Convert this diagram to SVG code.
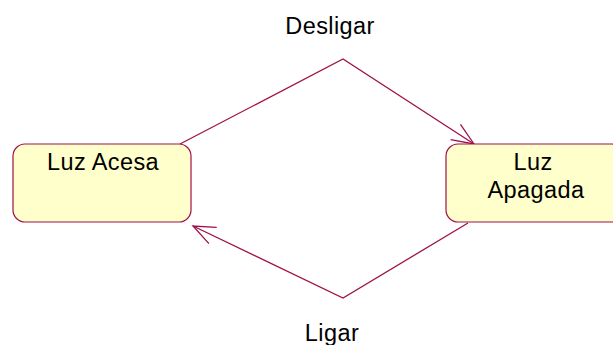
<svg xmlns="http://www.w3.org/2000/svg" width="613" height="345" viewBox="0 0 613 345">
  <style>
    .state { fill: #FFFFCC; stroke: #A0104A; stroke-width: 1.2; }
    .label { font-family: "Liberation Sans", Arial, sans-serif; font-size: 23.5px; fill: #000; text-anchor: middle; letter-spacing: 0.4px; }
    .edge { fill: none; stroke: #A0104A; stroke-width: 1.3; }
  </style>
  <defs>
    <marker id="open-arrow" markerUnits="userSpaceOnUse" markerWidth="30" markerHeight="24" refX="0" refY="0" viewBox="-26 -12 30 24" orient="auto">
      <path d="M -22,-9 L 0,0 L -22,9" fill="none" stroke="#A0104A" stroke-width="1.3"/>
    </marker>
  </defs>
  <rect width="613" height="345" fill="#FFFFFF"/>

  <g id="connectors">
    <polyline class="edge" points="180,144 343,59 474,144" marker-end="url(#open-arrow)"/>
    <polyline class="edge" points="468,223 343,298 193,226" marker-end="url(#open-arrow)"/>
    <text class="label" x="330" y="34">Desligar</text>
    <text class="label" x="332" y="341">Ligar</text>
  </g>

  <g id="luz-acesa">
    <rect class="state" x="13" y="144" width="178" height="78" rx="12" ry="12"/>
    <text class="label" x="103" y="170" letter-spacing="0.9">Luz Acesa</text>
  </g>

  <g id="luz-apagada">
    <rect class="state" x="446" y="144" width="178" height="78" rx="12" ry="12"/>
    <text class="label" x="533" y="170">Luz</text>
    <text class="label" x="536" y="198">Apagada</text>
  </g>
</svg>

========================================================================

REQUEST: All the lines above are to be reproduced exactly, except the pictures.

OUTPUT FOR THIS EXERCISE:
Convert this diagram to SVG code.
<svg xmlns="http://www.w3.org/2000/svg" width="613" height="345" viewBox="0 0 613 345">
  <style>
    .state { fill: #FFFFCC; stroke: #A0104A; stroke-width: 1.2; }
    .label { font-family: "Liberation Sans", Arial, sans-serif; font-size: 23.5px; fill: #000; text-anchor: middle; letter-spacing: 0.4px; }
    .edge { fill: none; stroke: #A0104A; stroke-width: 1.3; }
  </style>
  <defs>
    <marker id="open-arrow" markerUnits="userSpaceOnUse" markerWidth="30" markerHeight="24" refX="0" refY="0" viewBox="-26 -12 30 24" orient="auto">
      <path d="M -22,-9 L 0,0 L -22,9" fill="none" stroke="#A0104A" stroke-width="1.3"/>
    </marker>
  </defs>
  <rect width="613" height="345" fill="#FFFFFF"/>

  <g id="connectors">
    <polyline class="edge" points="180,144 343,59 474,144" marker-end="url(#open-arrow)"/>
    <polyline class="edge" points="468,223 343,298 193,226" marker-end="url(#open-arrow)"/>
    <text class="label" x="330" y="34">Desligar</text>
    <text class="label" x="332" y="341">Ligar</text>
  </g>

  <g id="luz-acesa">
    <rect class="state" x="13" y="144" width="178" height="78" rx="12" ry="12"/>
    <text class="label" x="103" y="170" letter-spacing="0.9">Luz Acesa</text>
  </g>

  <g id="luz-apagada">
    <rect class="state" x="446" y="144" width="178" height="78" rx="12" ry="12"/>
    <text class="label" x="533" y="170">Luz</text>
    <text class="label" x="536" y="198">Apagada</text>
  </g>
</svg>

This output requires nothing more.